* Aim *
Search the material for the string "this" and copy each line where it occurs.

* Available data *
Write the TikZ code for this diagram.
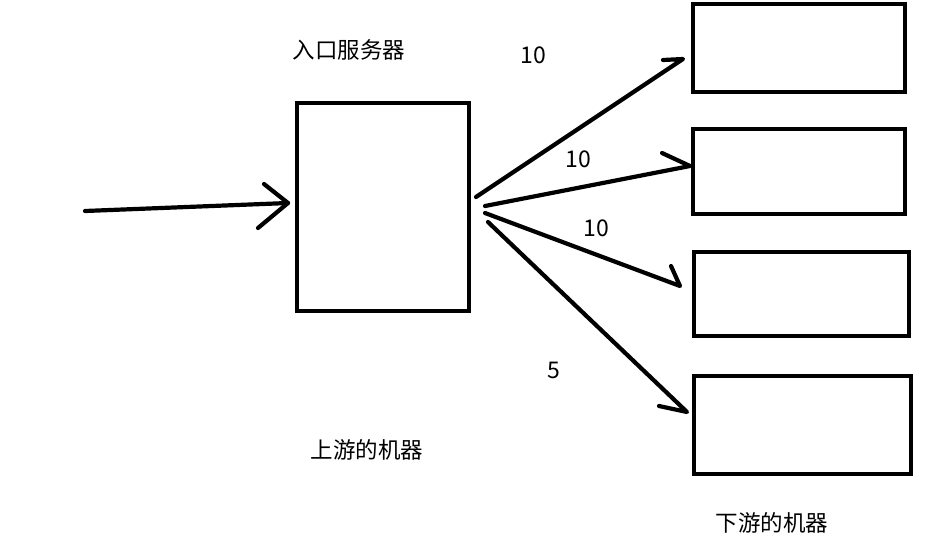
\documentclass[tikz,border=0pt]{standalone}
\usepackage{fontspec}
\setmainfont{Noto Sans CJK SC}
\begin{document}
\begin{tikzpicture}[x=1pt,y=-1pt,
  ln/.style={line width=4.2pt,line cap=round,line join=round},
  box/.style={draw,line width=4.2pt,rectangle,inner sep=0pt,outer sep=0pt},
  lbl/.style={font=\fontsize{23}{27}\selectfont,inner sep=0pt},
  clbl/.style={font=\fontsize{22.5}{27}\selectfont,inner sep=0pt}]
\useasboundingbox[fill=white] (0,0) rectangle (949,552);
% boxes
\node[box,minimum width=172pt,minimum height=208pt] (entry) at (383,207) {};
\node[box,minimum width=212pt,minimum height=88pt] (d1) at (799,48) {};
\node[box,minimum width=212pt,minimum height=85pt] (d2) at (799,171.5) {};
\node[box,minimum width=215pt,minimum height=84pt] (d3) at (801.5,294) {};
\node[box,minimum width=217pt,minimum height=98pt] (d4) at (802.5,425) {};
% coordinates
\coordinate (in0) at (85,211);
\coordinate (inT) at (288,203);
\coordinate (inB1) at (264,184);
\coordinate (inB2) at (258,228);
\coordinate (s1) at (476,197); \coordinate (t1) at (683,59); \coordinate (b1) at (663,60);
\coordinate (s2) at (485,206); \coordinate (t2) at (690,166); \coordinate (b2) at (662,153);
\coordinate (s3) at (485,213); \coordinate (t3) at (680,286); \coordinate (b3) at (671,266);
\coordinate (s4) at (488,222); \coordinate (t4) at (687,412); \coordinate (b4) at (659,406);
% arrows
\draw[ln] (in0) -- (inT);
\draw[ln] (inB1) -- (inT) -- (inB2);
\draw[ln] (s1) -- (t1) -- (b1);
\draw[ln] (s2) -- (t2) -- (b2);
\draw[ln] (s3) -- (t3) -- (b3);
\draw[ln] (s4) -- (t4) -- (b4);
% labels
\node[clbl] (lentry) at (349,50) {入口服务器};
\node[lbl] (w1) at (533,55) {10};
\node[lbl] (w2) at (578,159) {10};
\node[lbl] (w3) at (596,228) {10};
\node[lbl] (w4) at (554,370) {5};
\node[clbl] (lup) at (367,450) {上游的机器};
\node[clbl] (ldown) at (772,523) {下游的机器};
\end{tikzpicture}
\end{document}
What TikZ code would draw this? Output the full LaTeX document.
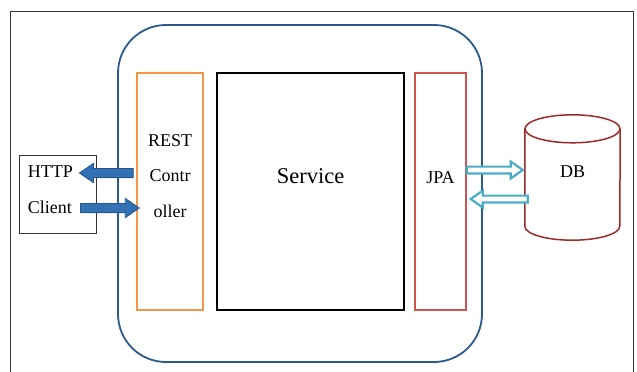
\documentclass[tikz,border=0pt]{standalone}
\usepackage{fontspec}
\setmainfont{Liberation Serif}
\usetikzlibrary{calc,positioning}
\definecolor{framegray}{HTML}{333333}
\definecolor{appblue}{HTML}{2A5A8E}
\definecolor{ctrlorange}{HTML}{F79646}
\definecolor{jpared}{HTML}{CF5550}
\definecolor{dbred}{HTML}{9E2B2B}
\definecolor{callblue}{HTML}{3271B4}
\definecolor{calledge}{HTML}{2A558C}
\definecolor{jdbccyan}{HTML}{4BACC6}

\begin{document}
\begin{tikzpicture}[
  x=1pt, y=-1pt,
  node distance=14pt,
  layer/.style={
    draw,
    line width=1.5pt,
    minimum height=237pt,
    inner sep=0pt
  },
  lbl/.style={
    font=\fontsize{18}{35.5}\selectfont,
    inner sep=0pt
  },
  % horizontal block arrow: shaft half width, head half width, head length
  blockarrow/.style n args={3}{
    to path={
      let \p1=(\tikztostart), \p2=(\tikztotarget),
          \p3=($(\tikztotarget)!#3!(\tikztostart)$) in
      (\x1,\y1+#1) -- (\x3,\y1+#1) -- (\x3,\y1+#2) -- (\x2,\y1)
      -- (\x3,\y1-#2) -- (\x3,\y1-#1) -- (\x1,\y1-#1) -- cycle
    }
  },
  callarrow/.style={draw=calledge, fill=callblue, line width=0.8pt,
    blockarrow={4.6pt}{9.6pt}{14pt}},
  jdbcarrow/.style={draw=jdbccyan, fill=white, line width=2.2pt,
    blockarrow={3.4pt}{8.4pt}{12pt}},
  drum/.style={draw=dbred, line width=1.5pt}
]
\useasboundingbox (0,0) rectangle (637,372);

% outer frame, open at the bottom
\draw[framegray, line width=0.8pt] (10,372) |- (633,11) -- (633,372);

% application container
\node[draw=appblue, line width=1.8pt, rounded corners=48pt,
  minimum width=364pt, minimum height=337pt] (app) at (300,193.5) {};

% layers
\node[layer, line width=2.4pt, minimum width=187pt] (service) at (310.5,191.5) {};
\node[layer, draw=ctrlorange, minimum width=66pt, left=12pt of service] (ctrl) {};
\node[layer, draw=jpared, minimum width=51pt, right=9pt of service] (jpa) {};

\node[lbl, font=\fontsize{22.5}{27}\selectfont] (servicetext)
  at ([yshift=15.5pt]service.center) {Service};
\node[lbl, align=center] (ctrltext)
  at ([yshift=15.5pt]ctrl.center) {REST\\Contr\\oller};
\node[lbl] (jpatext) at ([yshift=13.5pt]jpa.center) {JPA};

% client
\node[draw=framegray, line width=0.8pt, minimum width=77pt, minimum height=78pt,
  inner sep=0pt] (client) at (57.5,194) {};
\node[lbl, align=left, anchor=west] (clienttext)
  at ([xshift=9pt,yshift=4.5pt]client.west) {HTTP\\Client};

% database drum
\node[minimum width=95pt, minimum height=125pt, inner sep=0pt] (db) at (572.5,177.5) {};
\draw[drum] ([yshift=-14pt]db.north) ellipse [x radius=47.5pt, y radius=14pt];
\draw[drum] ([yshift=-14pt]db.north west) -- ([yshift=14pt]db.south west)
  arc[start angle=180, end angle=360, x radius=47.5pt, y radius=14pt]
  -- ([yshift=-14pt]db.north east);
\node[lbl] (dbtext) at ([yshift=5.5pt]db.center) {DB};

% arrow ends
\coordinate (resp0) at ([xshift=-3pt]ctrl.west |- 0,173);
\coordinate (resp1) at ([xshift=-17pt]client.east |- 0,173);
\coordinate (req0) at ([xshift=-16pt]client.east |- 0,208);
\coordinate (req1) at ([xshift=3pt]ctrl.west |- 0,208);
\coordinate (query0) at (jpa.east |- 0,170);
\coordinate (query1) at ([xshift=-2pt]db.west |- 0,170);
\coordinate (rows0) at ([xshift=3pt]db.west |- 0,199);
\coordinate (rows1) at ([xshift=4pt]jpa.east |- 0,199);

% request / response
\draw[callarrow] (resp0) to (resp1);
\draw[callarrow] (req0) to (req1);

% jpa <-> db
\draw[jdbcarrow] (query0) to (query1);
\draw[jdbcarrow] (rows0) to (rows1);

\end{tikzpicture}
\end{document}
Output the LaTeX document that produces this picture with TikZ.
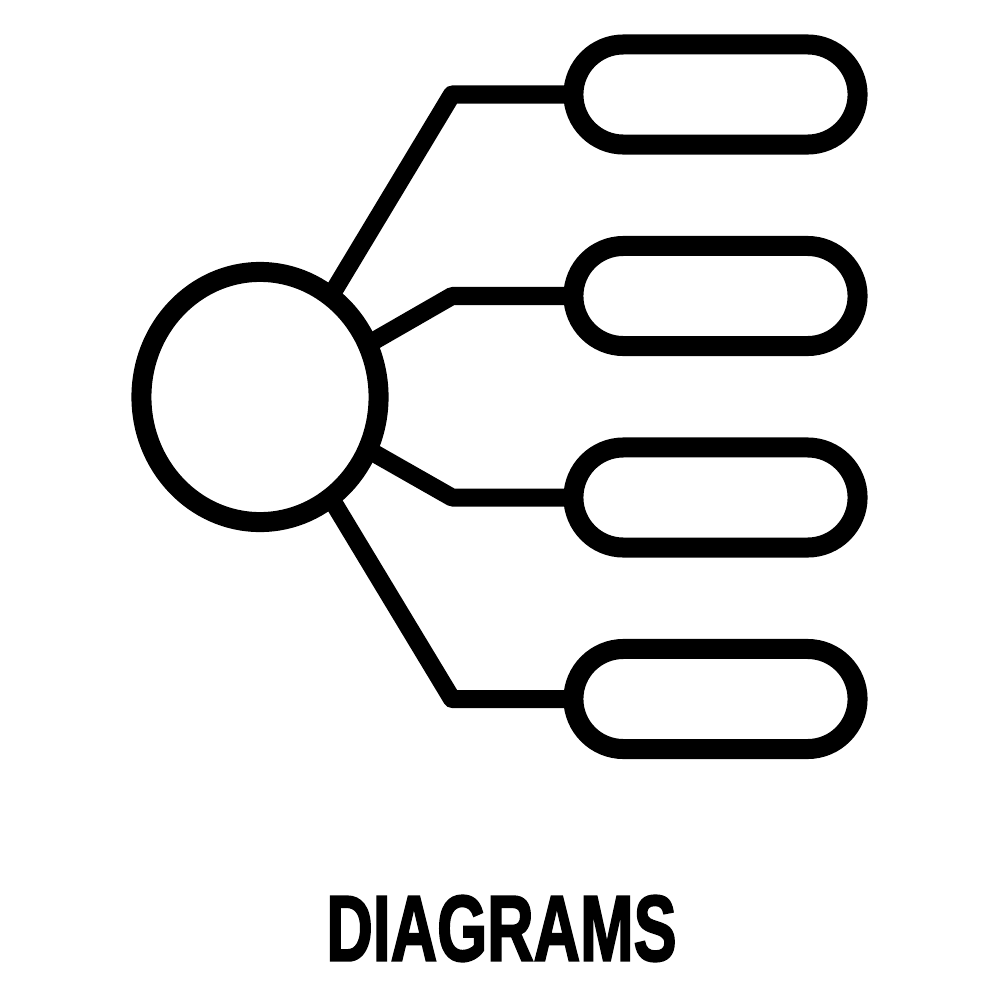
\documentclass[tikz,border=0pt]{standalone}
\usepackage{fontspec}
\usepackage{graphicx}
\setmainfont{Liberation Sans}
\newfontfamily\titlefont{Liberation Sans}[BoldFeatures={FakeBold=2.5}]
\usetikzlibrary{calc,shapes.geometric}
\begin{document}
\begin{tikzpicture}[x=0.01cm,y=-0.01cm,
  shapeline/.style={draw=black,line width=0.2cm,inner sep=0pt,outer sep=0pt},
  hub/.style={shapeline,ellipse,minimum width=2.37cm,minimum height=2.5cm},
  pill/.style={shapeline,rectangle,rounded corners=0.5cm,minimum width=2.84cm,minimum height=1.0cm},
  link/.style={draw=black,line width=0.18cm,line join=round}]
\useasboundingbox (0,0) rectangle (1000,1000);
\node[hub] (c) at (260,397) {};
\node[pill] (p1) at (715.5,94.5) {};
\node[pill] (p2) at (715.5,296) {};
\node[pill] (p3) at (715.5,497.5) {};
\node[pill] (p4) at (715.5,699) {};
\coordinate (k1) at (452,94.5);
\coordinate (k2) at (452,296);
\coordinate (k3) at (452,497.5);
\coordinate (k4) at (452,699);
\draw[link] (c.55) -- (k1) -- (p1.west);
\draw[link] (c.26) -- (k2) -- (p2.west);
\draw[link] (c.-26) -- (k3) -- (p3.west);
\draw[link] (c.-55) -- (k4) -- (p4.west);
\node[inner sep=0pt,outer sep=0pt] (t) at (501.5,928.5) {\resizebox{3.5cm}{0.65cm}{\titlefont\bfseries DIAGRAMS}};
\end{tikzpicture}
\end{document}
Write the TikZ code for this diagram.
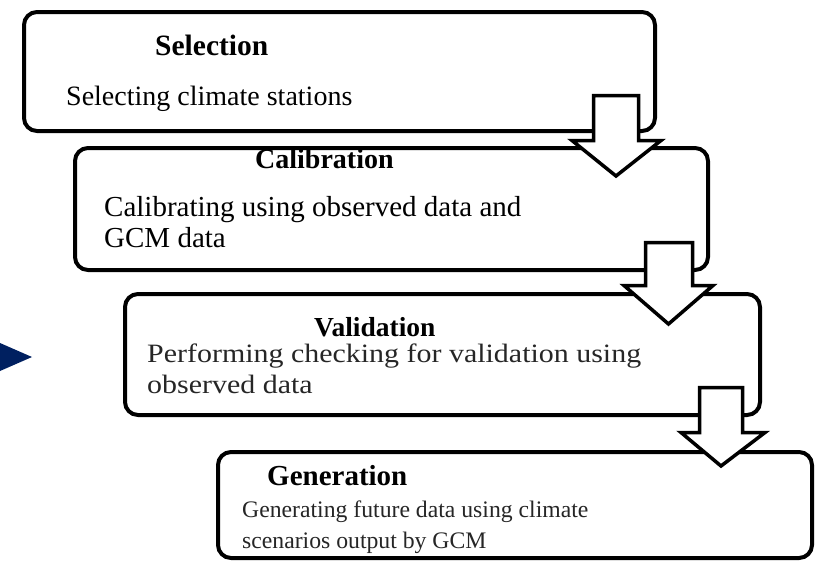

* Solved exercise *
Write the TikZ code for this diagram.
What TikZ code would draw this? Output the full LaTeX document.
Output the LaTeX document that produces this picture with TikZ.
Write the TikZ code for this diagram.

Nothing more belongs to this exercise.